> [EXERCISE PROMPT]: Which lines fall between the line holding "Write the TikZ code for this diagram." and the line holding "(ma4) at (62,402)", inclusive? Retype them exactly, without the pictures, and add nothing else.

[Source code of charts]
============================================================

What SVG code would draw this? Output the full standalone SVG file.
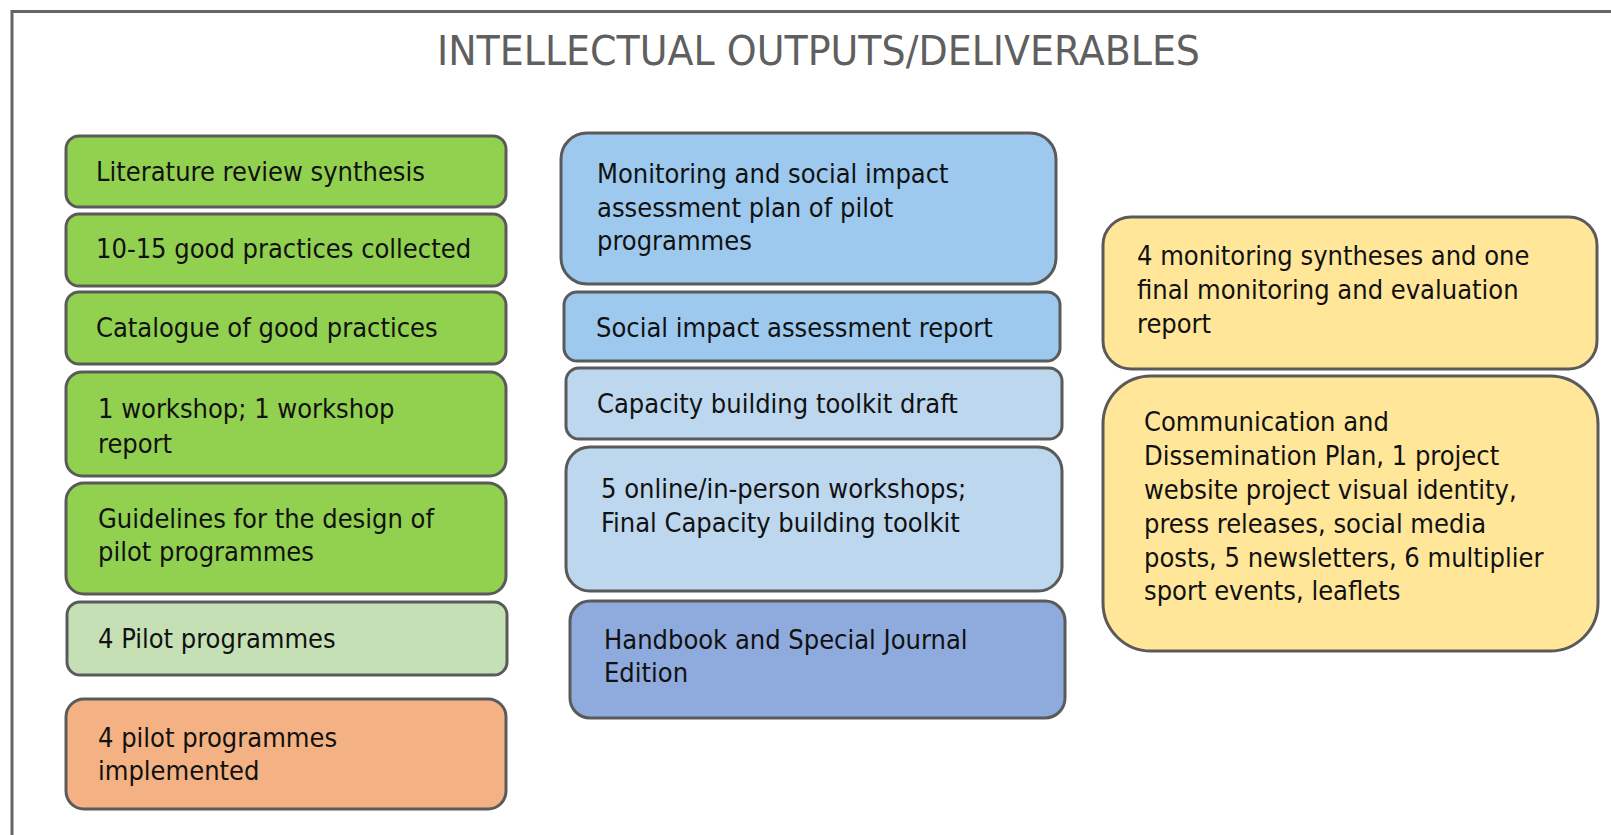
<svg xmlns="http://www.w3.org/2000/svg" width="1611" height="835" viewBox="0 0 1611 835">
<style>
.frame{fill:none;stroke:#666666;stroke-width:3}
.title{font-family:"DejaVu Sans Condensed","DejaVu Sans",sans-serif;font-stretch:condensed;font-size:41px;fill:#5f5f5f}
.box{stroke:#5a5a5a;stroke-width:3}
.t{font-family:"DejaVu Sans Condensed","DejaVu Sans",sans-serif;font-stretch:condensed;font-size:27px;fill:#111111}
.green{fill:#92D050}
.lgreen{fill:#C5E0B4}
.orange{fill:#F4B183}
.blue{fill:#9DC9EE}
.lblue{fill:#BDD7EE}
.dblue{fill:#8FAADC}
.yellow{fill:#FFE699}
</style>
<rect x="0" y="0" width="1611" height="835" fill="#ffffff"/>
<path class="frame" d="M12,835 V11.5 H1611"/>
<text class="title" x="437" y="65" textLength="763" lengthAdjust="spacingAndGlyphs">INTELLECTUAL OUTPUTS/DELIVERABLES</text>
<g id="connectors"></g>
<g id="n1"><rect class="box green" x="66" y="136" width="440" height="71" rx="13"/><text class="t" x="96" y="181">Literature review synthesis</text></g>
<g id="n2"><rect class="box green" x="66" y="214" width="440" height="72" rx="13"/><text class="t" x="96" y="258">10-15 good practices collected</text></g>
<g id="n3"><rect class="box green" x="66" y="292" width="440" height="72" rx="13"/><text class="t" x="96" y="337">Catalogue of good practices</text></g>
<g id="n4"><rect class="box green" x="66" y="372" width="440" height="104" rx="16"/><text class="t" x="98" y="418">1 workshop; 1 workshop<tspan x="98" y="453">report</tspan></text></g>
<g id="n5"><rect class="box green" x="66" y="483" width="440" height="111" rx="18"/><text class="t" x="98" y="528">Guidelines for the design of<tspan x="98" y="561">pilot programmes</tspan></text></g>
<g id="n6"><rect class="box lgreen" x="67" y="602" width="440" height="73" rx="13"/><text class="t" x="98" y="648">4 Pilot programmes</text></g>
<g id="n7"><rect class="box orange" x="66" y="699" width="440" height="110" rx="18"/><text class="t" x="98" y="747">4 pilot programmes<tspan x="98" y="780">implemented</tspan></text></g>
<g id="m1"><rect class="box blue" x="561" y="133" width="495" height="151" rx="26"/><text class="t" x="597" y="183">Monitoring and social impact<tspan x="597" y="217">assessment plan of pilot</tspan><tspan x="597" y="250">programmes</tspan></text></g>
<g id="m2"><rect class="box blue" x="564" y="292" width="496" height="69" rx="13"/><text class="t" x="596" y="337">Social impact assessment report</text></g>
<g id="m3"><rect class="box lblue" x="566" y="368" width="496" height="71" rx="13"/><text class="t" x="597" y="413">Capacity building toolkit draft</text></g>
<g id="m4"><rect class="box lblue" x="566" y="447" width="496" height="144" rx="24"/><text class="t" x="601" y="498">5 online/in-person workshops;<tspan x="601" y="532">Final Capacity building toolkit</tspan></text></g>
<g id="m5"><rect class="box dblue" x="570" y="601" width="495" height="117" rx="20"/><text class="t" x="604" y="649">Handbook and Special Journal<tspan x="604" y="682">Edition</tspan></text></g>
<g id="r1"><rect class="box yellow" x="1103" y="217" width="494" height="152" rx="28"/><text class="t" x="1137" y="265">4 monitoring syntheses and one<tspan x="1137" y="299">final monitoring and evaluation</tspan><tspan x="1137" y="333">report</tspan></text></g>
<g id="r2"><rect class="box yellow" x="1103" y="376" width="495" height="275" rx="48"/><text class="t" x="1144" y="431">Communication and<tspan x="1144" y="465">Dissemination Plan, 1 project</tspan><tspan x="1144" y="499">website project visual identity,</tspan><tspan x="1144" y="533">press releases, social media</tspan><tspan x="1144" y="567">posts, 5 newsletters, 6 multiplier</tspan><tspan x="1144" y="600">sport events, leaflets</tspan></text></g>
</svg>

============================================================

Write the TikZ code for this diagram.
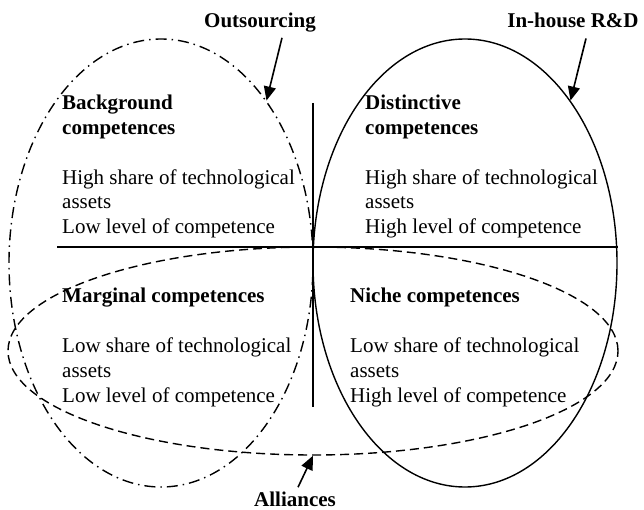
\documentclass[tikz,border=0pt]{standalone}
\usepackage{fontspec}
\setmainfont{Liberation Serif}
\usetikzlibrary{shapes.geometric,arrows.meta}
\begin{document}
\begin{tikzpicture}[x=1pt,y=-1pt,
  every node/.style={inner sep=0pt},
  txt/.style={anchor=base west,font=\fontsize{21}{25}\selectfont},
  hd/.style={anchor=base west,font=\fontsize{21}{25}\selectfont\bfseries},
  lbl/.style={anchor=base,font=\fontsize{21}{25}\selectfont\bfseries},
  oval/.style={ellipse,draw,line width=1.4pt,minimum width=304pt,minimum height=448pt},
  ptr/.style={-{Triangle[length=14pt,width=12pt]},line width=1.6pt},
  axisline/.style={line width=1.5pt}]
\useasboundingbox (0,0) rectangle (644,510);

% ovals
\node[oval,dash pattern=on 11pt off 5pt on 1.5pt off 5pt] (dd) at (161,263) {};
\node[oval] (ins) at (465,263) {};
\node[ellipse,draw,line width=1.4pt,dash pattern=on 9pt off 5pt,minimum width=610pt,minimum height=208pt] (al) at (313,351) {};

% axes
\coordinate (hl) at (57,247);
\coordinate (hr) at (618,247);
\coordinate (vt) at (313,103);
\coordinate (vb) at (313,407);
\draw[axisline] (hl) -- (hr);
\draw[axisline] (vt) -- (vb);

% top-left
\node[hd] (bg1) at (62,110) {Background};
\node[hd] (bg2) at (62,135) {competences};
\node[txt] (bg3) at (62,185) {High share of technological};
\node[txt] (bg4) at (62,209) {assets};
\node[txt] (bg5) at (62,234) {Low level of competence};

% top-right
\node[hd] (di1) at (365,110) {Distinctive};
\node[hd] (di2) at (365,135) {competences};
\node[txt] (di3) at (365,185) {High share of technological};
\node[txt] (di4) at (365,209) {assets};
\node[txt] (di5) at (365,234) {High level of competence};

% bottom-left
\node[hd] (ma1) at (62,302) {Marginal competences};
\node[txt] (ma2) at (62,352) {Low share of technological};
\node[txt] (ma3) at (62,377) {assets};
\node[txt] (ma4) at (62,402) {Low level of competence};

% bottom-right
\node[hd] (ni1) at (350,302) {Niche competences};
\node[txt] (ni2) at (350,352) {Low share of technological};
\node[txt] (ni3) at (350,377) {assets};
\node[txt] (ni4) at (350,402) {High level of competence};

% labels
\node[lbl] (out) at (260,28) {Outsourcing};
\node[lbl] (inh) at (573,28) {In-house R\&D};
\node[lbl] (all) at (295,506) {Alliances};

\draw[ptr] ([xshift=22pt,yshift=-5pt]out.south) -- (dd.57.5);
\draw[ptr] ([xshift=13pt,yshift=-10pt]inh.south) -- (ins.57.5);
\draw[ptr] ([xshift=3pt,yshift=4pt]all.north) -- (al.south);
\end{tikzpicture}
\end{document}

============================================================

> [COMPLETE ANSWER]:
Write the TikZ code for this diagram.
\documentclass[tikz,border=0pt]{standalone}
\usepackage{fontspec}
\setmainfont{Liberation Serif}
\usetikzlibrary{shapes.geometric,arrows.meta}
\begin{document}
\begin{tikzpicture}[x=1pt,y=-1pt,
  every node/.style={inner sep=0pt},
  txt/.style={anchor=base west,font=\fontsize{21}{25}\selectfont},
  hd/.style={anchor=base west,font=\fontsize{21}{25}\selectfont\bfseries},
  lbl/.style={anchor=base,font=\fontsize{21}{25}\selectfont\bfseries},
  oval/.style={ellipse,draw,line width=1.4pt,minimum width=304pt,minimum height=448pt},
  ptr/.style={-{Triangle[length=14pt,width=12pt]},line width=1.6pt},
  axisline/.style={line width=1.5pt}]
\useasboundingbox (0,0) rectangle (644,510);

% ovals
\node[oval,dash pattern=on 11pt off 5pt on 1.5pt off 5pt] (dd) at (161,263) {};
\node[oval] (ins) at (465,263) {};
\node[ellipse,draw,line width=1.4pt,dash pattern=on 9pt off 5pt,minimum width=610pt,minimum height=208pt] (al) at (313,351) {};

% axes
\coordinate (hl) at (57,247);
\coordinate (hr) at (618,247);
\coordinate (vt) at (313,103);
\coordinate (vb) at (313,407);
\draw[axisline] (hl) -- (hr);
\draw[axisline] (vt) -- (vb);

% top-left
\node[hd] (bg1) at (62,110) {Background};
\node[hd] (bg2) at (62,135) {competences};
\node[txt] (bg3) at (62,185) {High share of technological};
\node[txt] (bg4) at (62,209) {assets};
\node[txt] (bg5) at (62,234) {Low level of competence};

% top-right
\node[hd] (di1) at (365,110) {Distinctive};
\node[hd] (di2) at (365,135) {competences};
\node[txt] (di3) at (365,185) {High share of technological};
\node[txt] (di4) at (365,209) {assets};
\node[txt] (di5) at (365,234) {High level of competence};

% bottom-left
\node[hd] (ma1) at (62,302) {Marginal competences};
\node[txt] (ma2) at (62,352) {Low share of technological};
\node[txt] (ma3) at (62,377) {assets};
\node[txt] (ma4) at (62,402) {Low level of competence};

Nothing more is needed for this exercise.